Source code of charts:
======
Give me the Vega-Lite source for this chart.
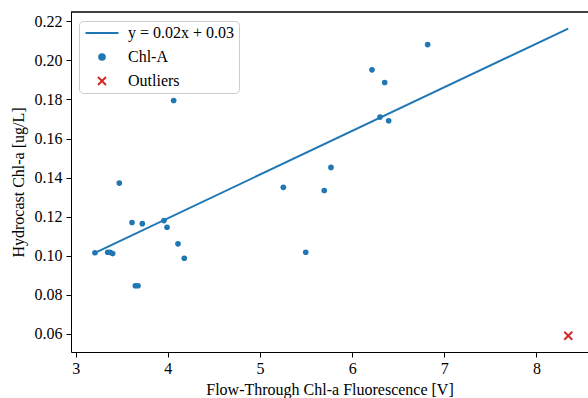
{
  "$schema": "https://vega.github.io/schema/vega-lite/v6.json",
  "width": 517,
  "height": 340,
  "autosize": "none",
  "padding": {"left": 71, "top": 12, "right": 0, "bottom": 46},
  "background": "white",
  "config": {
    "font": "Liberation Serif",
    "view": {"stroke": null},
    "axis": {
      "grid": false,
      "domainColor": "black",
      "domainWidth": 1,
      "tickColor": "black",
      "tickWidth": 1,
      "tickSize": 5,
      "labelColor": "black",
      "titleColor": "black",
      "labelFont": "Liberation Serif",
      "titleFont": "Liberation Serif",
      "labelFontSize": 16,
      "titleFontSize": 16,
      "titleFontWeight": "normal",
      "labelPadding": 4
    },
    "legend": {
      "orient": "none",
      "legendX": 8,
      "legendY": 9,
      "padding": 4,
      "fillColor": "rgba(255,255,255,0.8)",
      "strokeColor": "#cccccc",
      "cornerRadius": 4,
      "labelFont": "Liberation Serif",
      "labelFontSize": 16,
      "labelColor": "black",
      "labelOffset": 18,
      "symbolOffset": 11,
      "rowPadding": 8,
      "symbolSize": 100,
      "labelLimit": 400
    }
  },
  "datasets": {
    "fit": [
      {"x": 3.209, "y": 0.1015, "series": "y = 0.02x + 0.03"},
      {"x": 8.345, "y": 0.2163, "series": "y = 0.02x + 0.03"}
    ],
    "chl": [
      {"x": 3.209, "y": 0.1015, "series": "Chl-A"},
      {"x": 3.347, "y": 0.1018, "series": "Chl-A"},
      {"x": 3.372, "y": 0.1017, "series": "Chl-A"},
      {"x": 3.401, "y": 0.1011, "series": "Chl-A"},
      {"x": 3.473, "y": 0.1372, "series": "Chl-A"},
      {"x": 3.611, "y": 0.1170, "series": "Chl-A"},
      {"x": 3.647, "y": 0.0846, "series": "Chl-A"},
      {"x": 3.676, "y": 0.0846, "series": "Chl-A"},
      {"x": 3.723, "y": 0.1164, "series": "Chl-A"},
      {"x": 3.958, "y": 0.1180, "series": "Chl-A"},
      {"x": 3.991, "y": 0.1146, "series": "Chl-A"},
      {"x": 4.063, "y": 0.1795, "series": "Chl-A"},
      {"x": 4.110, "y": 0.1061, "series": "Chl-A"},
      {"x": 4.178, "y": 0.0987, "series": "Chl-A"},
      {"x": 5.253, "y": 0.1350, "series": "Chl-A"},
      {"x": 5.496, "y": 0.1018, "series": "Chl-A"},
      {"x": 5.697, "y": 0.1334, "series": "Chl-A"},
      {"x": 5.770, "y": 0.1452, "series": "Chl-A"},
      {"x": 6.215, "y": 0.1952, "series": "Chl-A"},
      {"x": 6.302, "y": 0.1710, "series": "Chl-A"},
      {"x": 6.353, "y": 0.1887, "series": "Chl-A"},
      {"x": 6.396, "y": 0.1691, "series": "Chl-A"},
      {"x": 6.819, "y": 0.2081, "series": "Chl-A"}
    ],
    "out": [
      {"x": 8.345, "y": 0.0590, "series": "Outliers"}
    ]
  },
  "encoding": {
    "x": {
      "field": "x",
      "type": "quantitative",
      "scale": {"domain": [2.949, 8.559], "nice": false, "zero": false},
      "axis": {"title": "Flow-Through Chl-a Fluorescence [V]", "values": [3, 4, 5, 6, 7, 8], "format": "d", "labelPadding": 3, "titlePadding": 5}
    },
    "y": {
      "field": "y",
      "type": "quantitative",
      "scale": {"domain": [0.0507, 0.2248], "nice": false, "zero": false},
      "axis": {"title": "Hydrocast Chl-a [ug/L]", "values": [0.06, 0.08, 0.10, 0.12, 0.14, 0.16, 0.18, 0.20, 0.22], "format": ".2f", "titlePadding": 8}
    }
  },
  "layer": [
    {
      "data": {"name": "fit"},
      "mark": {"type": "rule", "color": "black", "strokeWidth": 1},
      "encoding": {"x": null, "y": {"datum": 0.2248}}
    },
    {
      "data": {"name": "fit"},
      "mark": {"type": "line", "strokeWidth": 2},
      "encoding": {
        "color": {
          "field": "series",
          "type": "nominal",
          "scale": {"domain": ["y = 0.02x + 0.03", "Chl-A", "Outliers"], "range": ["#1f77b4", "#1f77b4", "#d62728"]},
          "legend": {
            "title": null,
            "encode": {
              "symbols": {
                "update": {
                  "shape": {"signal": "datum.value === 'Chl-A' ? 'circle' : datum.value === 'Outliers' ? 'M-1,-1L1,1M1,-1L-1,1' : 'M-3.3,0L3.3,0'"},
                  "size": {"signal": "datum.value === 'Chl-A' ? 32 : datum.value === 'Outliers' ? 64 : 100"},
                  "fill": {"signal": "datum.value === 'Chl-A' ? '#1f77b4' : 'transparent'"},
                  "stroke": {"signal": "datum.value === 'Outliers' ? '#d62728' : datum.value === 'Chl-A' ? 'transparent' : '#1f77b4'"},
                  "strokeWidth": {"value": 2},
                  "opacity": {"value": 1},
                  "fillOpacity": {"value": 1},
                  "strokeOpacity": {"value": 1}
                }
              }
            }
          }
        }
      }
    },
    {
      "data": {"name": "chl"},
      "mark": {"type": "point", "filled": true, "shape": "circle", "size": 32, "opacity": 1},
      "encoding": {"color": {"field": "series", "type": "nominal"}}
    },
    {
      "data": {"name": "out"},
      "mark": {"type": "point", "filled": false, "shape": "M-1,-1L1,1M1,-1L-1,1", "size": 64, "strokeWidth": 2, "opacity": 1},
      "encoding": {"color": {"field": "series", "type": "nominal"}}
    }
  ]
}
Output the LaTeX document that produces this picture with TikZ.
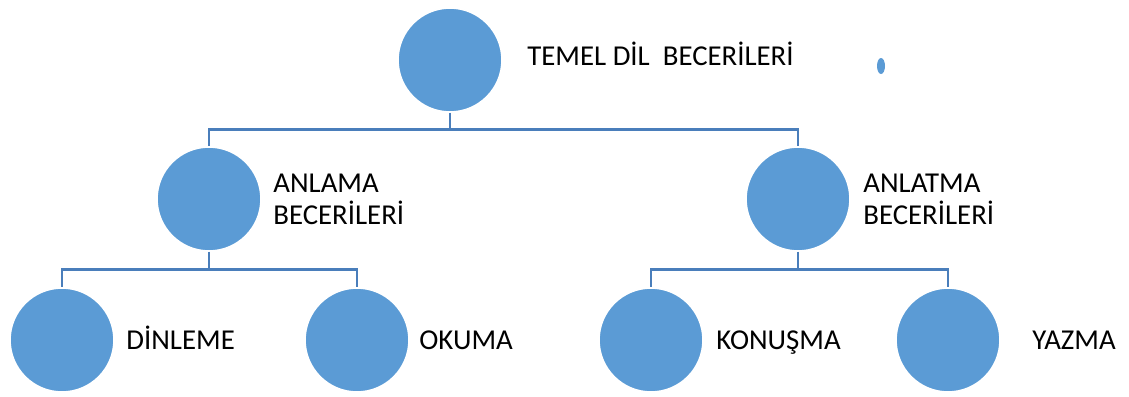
======
Without the pictures, retype the whole of the material above exactly.

▶ THE SOLUTION:
Give me the Vega-Lite source for this chart.
{
  "$schema": "https://vega.github.io/schema/vega-lite/v6.json",
  "width": 517,
  "height": 340,
  "autosize": "none",
  "padding": {"left": 71, "top": 12, "right": 0, "bottom": 46},
  "background": "white",
  "config": {
    "font": "Liberation Serif",
    "view": {"stroke": null},
    "axis": {
      "grid": false,
      "domainColor": "black",
      "domainWidth": 1,
      "tickColor": "black",
      "tickWidth": 1,
      "tickSize": 5,
      "labelColor": "black",
      "titleColor": "black",
      "labelFont": "Liberation Serif",
      "titleFont": "Liberation Serif",
      "labelFontSize": 16,
      "titleFontSize": 16,
      "titleFontWeight": "normal",
      "labelPadding": 4
    },
    "legend": {
      "orient": "none",
      "legendX": 8,
      "legendY": 9,
      "padding": 4,
      "fillColor": "rgba(255,255,255,0.8)",
      "strokeColor": "#cccccc",
      "cornerRadius": 4,
      "labelFont": "Liberation Serif",
      "labelFontSize": 16,
      "labelColor": "black",
      "labelOffset": 18,
      "symbolOffset": 11,
      "rowPadding": 8,
      "symbolSize": 100,
      "labelLimit": 400
    }
  },
  "datasets": {
    "fit": [
      {"x": 3.209, "y": 0.1015, "series": "y = 0.02x + 0.03"},
      {"x": 8.345, "y": 0.2163, "series": "y = 0.02x + 0.03"}
    ],
    "chl": [
      {"x": 3.209, "y": 0.1015, "series": "Chl-A"},
      {"x": 3.347, "y": 0.1018, "series": "Chl-A"},
      {"x": 3.372, "y": 0.1017, "series": "Chl-A"},
      {"x": 3.401, "y": 0.1011, "series": "Chl-A"},
      {"x": 3.473, "y": 0.1372, "series": "Chl-A"},
      {"x": 3.611, "y": 0.1170, "series": "Chl-A"},
      {"x": 3.647, "y": 0.0846, "series": "Chl-A"},
      {"x": 3.676, "y": 0.0846, "series": "Chl-A"},
      {"x": 3.723, "y": 0.1164, "series": "Chl-A"},
      {"x": 3.958, "y": 0.1180, "series": "Chl-A"},
      {"x": 3.991, "y": 0.1146, "series": "Chl-A"},
      {"x": 4.063, "y": 0.1795, "series": "Chl-A"},
      {"x": 4.110, "y": 0.1061, "series": "Chl-A"},
      {"x": 4.178, "y": 0.0987, "series": "Chl-A"},
      {"x": 5.253, "y": 0.1350, "series": "Chl-A"},
      {"x": 5.496, "y": 0.1018, "series": "Chl-A"},
      {"x": 5.697, "y": 0.1334, "series": "Chl-A"},
      {"x": 5.770, "y": 0.1452, "series": "Chl-A"},
      {"x": 6.215, "y": 0.1952, "series": "Chl-A"},
      {"x": 6.302, "y": 0.1710, "series": "Chl-A"},
      {"x": 6.353, "y": 0.1887, "series": "Chl-A"},
      {"x": 6.396, "y": 0.1691, "series": "Chl-A"},
      {"x": 6.819, "y": 0.2081, "series": "Chl-A"}
    ],
    "out": [
      {"x": 8.345, "y": 0.0590, "series": "Outliers"}
    ]
  },
  "encoding": {
    "x": {
      "field": "x",
      "type": "quantitative",
      "scale": {"domain": [2.949, 8.559], "nice": false, "zero": false},
      "axis": {"title": "Flow-Through Chl-a Fluorescence [V]", "values": [3, 4, 5, 6, 7, 8], "format": "d", "labelPadding": 3, "titlePadding": 5}
    },
    "y": {
      "field": "y",
      "type": "quantitative",
      "scale": {"domain": [0.0507, 0.2248], "nice": false, "zero": false},
      "axis": {"title": "Hydrocast Chl-a [ug/L]", "values": [0.06, 0.08, 0.10, 0.12, 0.14, 0.16, 0.18, 0.20, 0.22], "format": ".2f", "titlePadding": 8}
    }
  },
  "layer": [
    {
      "data": {"name": "fit"},
      "mark": {"type": "rule", "color": "black", "strokeWidth": 1},
      "encoding": {"x": null, "y": {"datum": 0.2248}}
    },
    {
      "data": {"name": "fit"},
      "mark": {"type": "line", "strokeWidth": 2},
      "encoding": {
        "color": {
          "field": "series",
          "type": "nominal",
          "scale": {"domain": ["y = 0.02x + 0.03", "Chl-A", "Outliers"], "range": ["#1f77b4", "#1f77b4", "#d62728"]},
          "legend": {
            "title": null,
            "encode": {
              "symbols": {
                "update": {
                  "shape": {"signal": "datum.value === 'Chl-A' ? 'circle' : datum.value === 'Outliers' ? 'M-1,-1L1,1M1,-1L-1,1' : 'M-3.3,0L3.3,0'"},
                  "size": {"signal": "datum.value === 'Chl-A' ? 32 : datum.value === 'Outliers' ? 64 : 100"},
                  "fill": {"signal": "datum.value === 'Chl-A' ? '#1f77b4' : 'transparent'"},
                  "stroke": {"signal": "datum.value === 'Outliers' ? '#d62728' : datum.value === 'Chl-A' ? 'transparent' : '#1f77b4'"},
                  "strokeWidth": {"value": 2},
                  "opacity": {"value": 1},
                  "fillOpacity": {"value": 1},
                  "strokeOpacity": {"value": 1}
                }
              }
            }
          }
        }
      }
    },
    {
      "data": {"name": "chl"},
      "mark": {"type": "point", "filled": true, "shape": "circle", "size": 32, "opacity": 1},
      "encoding": {"color": {"field": "series", "type": "nominal"}}
    },
    {
      "data": {"name": "out"},
      "mark": {"type": "point", "filled": false, "shape": "M-1,-1L1,1M1,-1L-1,1", "size": 64, "strokeWidth": 2, "opacity": 1},
      "encoding": {"color": {"field": "series", "type": "nominal"}}
    }
  ]
}
Output the LaTeX document that produces this picture with TikZ.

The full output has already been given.